Which can be divided into quarks.
We don't know whether further divisions are possible yet; It all gets a lot complicated at this scale. But modern physics describes everything as fields, or strings, or other continuous objects that at least hypothetically can be divided indefinitely.
The question of whether reality is continuous at arbitrarily small scales isn't resolved; And according to Planck, it may be impossible to ever observe scales below a certain limit, which may or may not imply that objects below that size don't exist at all.
Despite our modern adoption of 'atom' to mean the smallest possible amount of a given chemical element, we have yet to determine whether an uncuttable 'atomos' is a reality; We can, however, say with absolute confidence that 'atoms' aren't it - just ask the people of Hiroshima.
They didn't "get many of the details wrong"; We have arbitrarily stolen their word and used it to mean something rather different. If anything, it's the modern word 'atom' that's wrong.

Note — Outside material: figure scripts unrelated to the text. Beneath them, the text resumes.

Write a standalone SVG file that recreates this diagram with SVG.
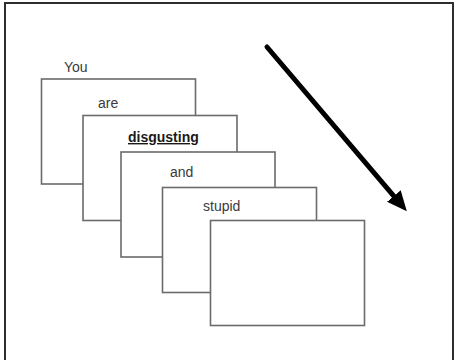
<svg xmlns="http://www.w3.org/2000/svg" width="454" height="360" viewBox="0 0 454 360">
  <style>
    .card { fill: #ffffff; stroke: #6b6b6b; stroke-width: 1.6; }
    .lbl { font-family: "Liberation Sans", Arial, sans-serif; font-size: 14px; fill: #3a3a3a; }
    .bold { font-weight: bold; fill: #1a1a1a; text-decoration: underline; }
    .frame { fill: #ffffff; stroke: #2e2e2e; stroke-width: 2; }
    .arrow { stroke: #000000; stroke-width: 5; stroke-linecap: round; fill: none; }
  </style>
  <defs>
    <marker id="head" markerUnits="userSpaceOnUse" markerWidth="20" markerHeight="18" viewBox="0 0 20 18" refX="1" refY="9" orient="auto">
      <path d="M0,0 L20,9 L0,18 z" fill="#000000"/>
    </marker>
  </defs>
  <rect class="frame" x="5" y="3" width="448" height="358"/>
  <g id="card1">
    <rect class="card" x="41.5" y="79" width="154" height="105"/>
    <text class="lbl" x="64" y="72">You</text>
  </g>
  <g id="card2">
    <rect class="card" x="83" y="115.5" width="154" height="105"/>
    <text class="lbl" x="98" y="108">are</text>
  </g>
  <g id="card3">
    <rect class="card" x="121" y="152" width="154" height="105"/>
    <text class="lbl bold" x="128" y="142">disgusting</text>
  </g>
  <g id="card4">
    <rect class="card" x="162.5" y="187.5" width="154" height="105"/>
    <text class="lbl" x="170" y="177">and</text>
  </g>
  <g id="card5">
    <rect class="card" x="210.5" y="220.5" width="154" height="105"/>
    <text class="lbl" x="203" y="211">stupid</text>
  </g>
  <g id="connectors">
    <line class="arrow" x1="267" y1="47" x2="394.5" y2="196.8" marker-end="url(#head)"/>
  </g>
</svg>
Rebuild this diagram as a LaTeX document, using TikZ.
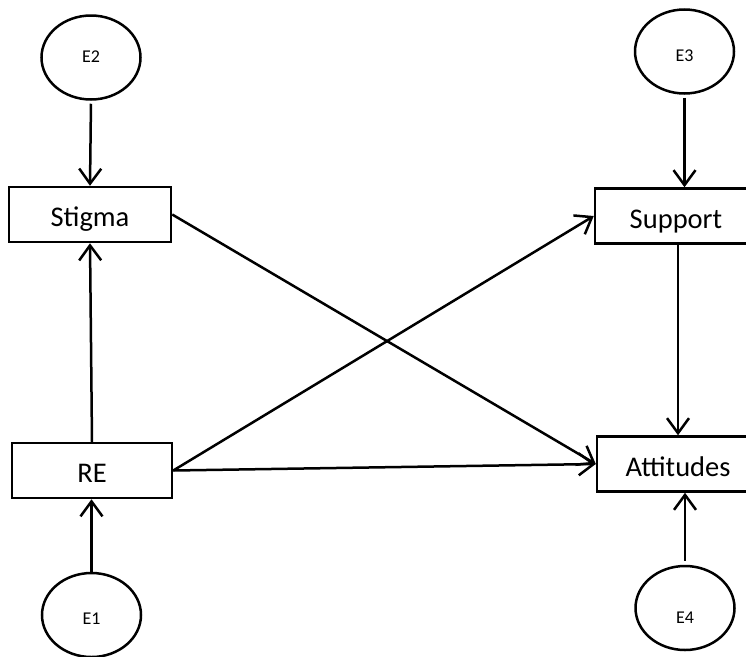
\documentclass[tikz,border=0pt]{standalone}
\usepackage{fontspec}
\setmainfont{Carlito}
\usetikzlibrary{arrows.meta,shapes.geometric}
\begin{document}
\begin{tikzpicture}[x=1pt,y=-1pt,
  var/.style={draw,line width=2.5pt,minimum width=162pt,minimum height=55pt,inner sep=0pt,text height=24pt,text depth=0pt,font=\fontsize{28.5}{30}\selectfont},
  err/.style={draw,ellipse,line width=2.5pt,minimum width=99pt,minimum height=84pt,inner sep=0pt,text depth=0pt,font=\fontsize{18}{20}\selectfont},
  arr/.style={line width=2.5pt,-{Straight Barb[length=15pt,width=22pt,line width=2.5pt]}}]
\useasboundingbox (0,0) rectangle (746,656);
\clip (0,0) rectangle (746,656);
\node[var] (stigma) at (90,214.5) {Stigma};
\node[var] (support) at (676,216) {Support};
\node[var,minimum width=160pt] (re) at (92,470.5) {RE};
\node[var] (att) at (678,464) {Attitudes};
\node[err,text height=9pt] (e2) at (91,57.5) {E2};
\node[err,text height=20.5pt] (e3) at (684.5,51.5) {E3};
\node[err,text height=18.5pt] (e1) at (91.5,615) {E1};
\node[err,text height=30pt] (e4) at (685,608) {E4};
\draw[arr,shorten <=3pt] (e2.south) -- (stigma.north);
\draw[arr,shorten <=3pt] (e3.south) -- (e3.south |- support.north);
\draw[arr] (e1.north) -- (e1.north |- re.south);
\draw[arr,shorten <=4pt] (e4.north) -- (e4.north |- att.south);
\draw[arr] (re.north) -- (stigma.south);
\draw[arr] (support.south -| att.north) -- (att.north);
\draw[arr] (stigma.east) -- (att.west);
\draw[arr] (re.east) -- (support.west);
\draw[arr] (re.east) -- (att.west);
\end{tikzpicture}
\end{document}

The Greek philosophers discussing 'atomos' weren't wrong, they were talking about something completely different. In much the same way that the old understanding of 'elements' isn't a wrong description of chemical elements as we understand them today; It's a very good description of physical states of matter, with some (incorrect) speculation that these physical states are the fundamental determinants of the chemical properties of macroscopic materials.
Earth, air, fire and water are simply an archaic way to say solid, gas, plasma and liquid; I think we can reasonably forgive our forebears for not knowing about Bose-Einstein condensates.